A report has reignited debate over Diljit Dosanjh’s public identity, saying the singer quietly stopped being Indian around 2022 and later took American citizenship. The claim landed hard because Dosanjh had spent years telling audiences, “Main Hoon Punjab.”
The report, cited by another Indian media outlet, says the contrast is what has unsettled many fans: the man who built his brand around Punjabi pride and Indian belonging is now being described as having changed nationality in private. Dosanjh has not been presented here as responding to the claim, but the timeline alone has sharpened scrutiny of how he has been viewed at home and abroad.

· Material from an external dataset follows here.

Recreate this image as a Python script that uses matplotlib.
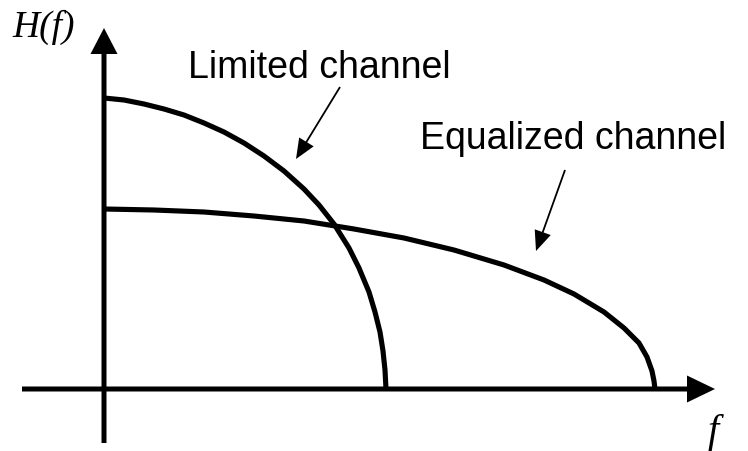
import matplotlib
matplotlib.use("Agg")
import matplotlib.pyplot as plt

# curves (origin at the axes crossing, units ~ pixels)
limited_f = [0, 20, 40, 60, 80, 100, 120, 140, 160, 180, 200, 215, 230, 245, 255, 265, 271, 276, 279, 281, 282]
limited_H = [291, 289, 285, 280, 274, 266, 257, 246, 233, 218, 200, 184, 165, 141, 121, 97, 77, 57, 38, 19, 0]

equal_f = [0, 50, 100, 150, 200, 250, 300, 350, 400, 440, 470, 500, 520, 535, 543, 548, 550, 551]
equal_H = [180, 179, 177, 173, 168, 160, 151, 139, 124, 109, 95, 77, 61, 46, 32, 18, 8, 0]

labels = ["Limited channel", "Equalized channel"]
# pointer arrows: (tail, tip)
pointers = [((236, 302), (192, 230)), ((461, 219), (432, 138))]
label_pos = [(84, 311), (316, 240)]

fig = plt.figure(figsize=(7.48, 4.51), dpi=100)
ax = fig.add_axes([0, 0, 1, 1])
ax.set_xlim(-104, 644)
ax.set_ylim(-62, 389)
ax.axis("off")

# axes with arrow heads
ax.arrow(0, -54, 0, 415, width=5, head_width=27, head_length=26,
         length_includes_head=True, color="black", lw=0)
ax.arrow(-82, 0, 693, 0, width=5, head_width=27, head_length=28,
         length_includes_head=True, color="black", lw=0)

ax.plot(limited_f, limited_H, color="black", lw=3.7, solid_capstyle="butt", solid_joinstyle="round")
ax.plot(equal_f, equal_H, color="black", lw=3.7, solid_capstyle="butt", solid_joinstyle="round")

for lab, (tx, ty), ((x0, y0), (x1, y1)) in zip(labels, label_pos, pointers):
    ax.text(tx, ty, lab, fontsize=27, family="Liberation Sans", va="baseline", ha="left")
    ax.arrow(x0, y0, x1 - x0, y1 - y0, width=1.8, head_width=17, head_length=20,
             length_includes_head=True, color="black", lw=0)

ax.text(-92, 352, "H(f)", fontsize=27, family="Liberation Serif", style="italic",
        va="baseline", ha="left")
ax.text(609, -53, "f", fontsize=29, family="Liberation Serif", style="italic",
        va="baseline", ha="center")

fig.savefig("out.png", dpi=100)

That scrutiny is rooted in a string of highly visible moments. In 2023, people celebrated him at Coachella as an Indian representative. A year later, he walked the Met Gala green carpet, another global stage that reinforced his reach well beyond the Punjabi music scene. In 2025, he portrayed Flying Officer Nirmal Jit Singh Sekhon in Border 2, taking on the role of the only Indian Air Force officer to receive the Param Vir Chakra, India’s highest military honour.
The tension in the story is not about fame. It is about the image that fame was built on. Dosanjh has long been framed as an Indian Punjabi artist speaking for a wider audience, and the disclosure of an American citizenship report created discomfort precisely because so much of his appeal has come from that identity. Fans who saw him as a symbol of Punjabi pride are now being asked to reconcile that with a reported shift in citizenship that they say they never saw coming.
That discomfort did not stop at the entertainment world. In 2025, Dosanjh met Prime Minister Narendra Modi and connected with him over music, culture and more, another sign that he remains part of the country’s public conversation even as questions circulate around his private status. The report also comes after years in which he was celebrated not just as a performer, but as a cultural ambassador whose image was deeply rooted in Indian-Punjabi identity.
What the report makes clear is that the debate is no longer about whether Dosanjh is a star. It is about whether the public persona that carried him from Punjab to Coachella, the Met Gala and national politics can hold together once the citizenship question is part of the picture.